Jon and I weren’t close, but I feel some loss and regret nonetheless. I would have enjoyed reaching out to him last week, hoping that he remembered me. It’s another reminder of the need to be more present, more conscientious about relationships.

One of the albums he lent me back in the day was Stan Ridgway’s Mosquitos; he highly recommended it. I didn’t make a recording, but a couple of its songs have stuck with me through the years. Here, in honor of Jon, is one of them. Cheers, to an old friend and more importantly, a genuinely nice person. Rest well.

In Memoriam: David Cassidy

Like any number of kids around my age, I watched The Partridge Family on TV for some period of time in the early 70s (and likely caught reruns in syndication later). While the eight-year-old in me thinks the most memorable characters were Rueben Kincaid and Danny Partridge, the show was a star-maker for the guy who played Keith Partridge.

I certainly didn’t idolize David Cassidy in his heyday, nor did I particularly follow his fits and starts over the ensuing decades. In reading about him last night and today, I see the chafing over the image created for him and the short- and long-term toll that substance abuse took.  He wanted his own musical (rock?) career, but it seems odd to me that the path he chose toward that included covers of easy-listening hits like “Cherish” and “How Can I Be Sure” (great as the originals are).  I remember “Lyin’ To Myself” from 90; even though I only heard it a few times, it’s a pretty solid number.  But I wonder if that mini-comeback came about in large part because of Donny Osmond’s success the previous year with “Soldier of Love.”

I concede that the Partridge Family was mostly a vehicle for great session musicians to do their thing behind David’s vocals (while not a strong voice, it’s a lot better than that of other 70s teen idols, including his half-brother Shaun, Leif Garrett, and—shudder—John Travolta).  But there is some great bubblegum stuff here.  “I Think I Love You” is legit awesome, totally deserving to be a #1 hit.  I like “I Woke Up in Love This Morning” quite a bit; my favorite, though, is “Doesn’t Somebody Want to Be Wanted,” perhaps due to its presence on side 1 of a certain K-Tel album.

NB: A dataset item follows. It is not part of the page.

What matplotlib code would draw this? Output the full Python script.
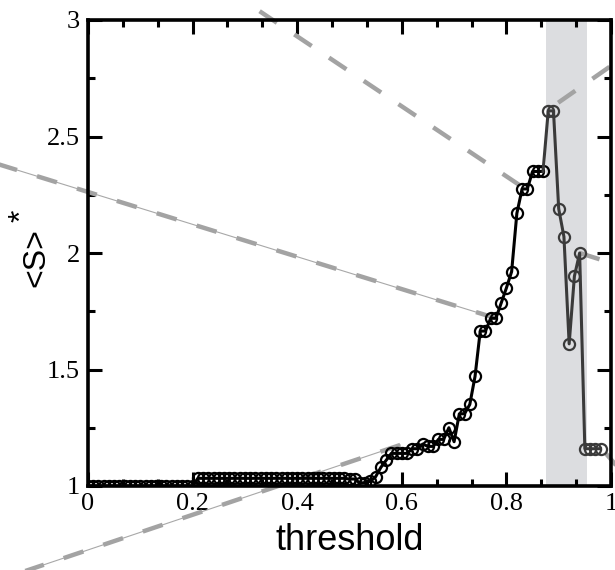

When Martha and I were cleaning out the basement of her parents’ house five years ago, we came across a few PF albums—she and her sister had been among Cassidy’s legion of fans.  One of the LPs was At Home with Their Greatest Hits, which was also in my house back in the day (making it one of the very few points of intersection in Martha’s and my respective album collections).  My suspicion is that Dad bought it because Amy and I regularly watched the show.  I know I played it some in the first years we had it, but there aren’t many songs outside of their four biggest hits whose titles stir any memories.  The exception is “Echo Valley 2-6809”—I guess I was a numbers guy even back then?  It’s the outro that I really remember—a repeated recitation of the song title followed by, “I shoulda called that number”—although it sounds different when I listen to it today from what I thought I heard forty-plus years ago. (Edited to add: I meant to mention that in looking things up today that I discovered Rupert Holmes co-wrote “Echo Valley.”)

I’m certainly sorry for the demons that he couldn’t conquer.  I hope that ultimately he was able to appreciate his contributions to some really enjoyable tunes.  RIP, Mr. Cassidy.

I know I won’t be the only one to post about him in the next few days; I’ll include links to others as I come across them.

–Here’s jb.

–Here’s Len from 45 Ruminations Per Megabyte.

In Memoriam: June Foray, 1917-2017

This morning I learned of the passing of June Foray, one of the voices of my childhood.  I watched plenty of Looney Tunes and Bullwinkle back in the day (though not as much of the latter as maybe I should have).  She worked regularly with Stan Freberg (for instance, the maiden almost devoured in “St. George and the Dragonet”) and she was active well into her later years (for instance, Mulan).  She died just a few weeks shy of her 100th birthday.  RIP, Ms. Foray.  You brought joy and laughter to so many.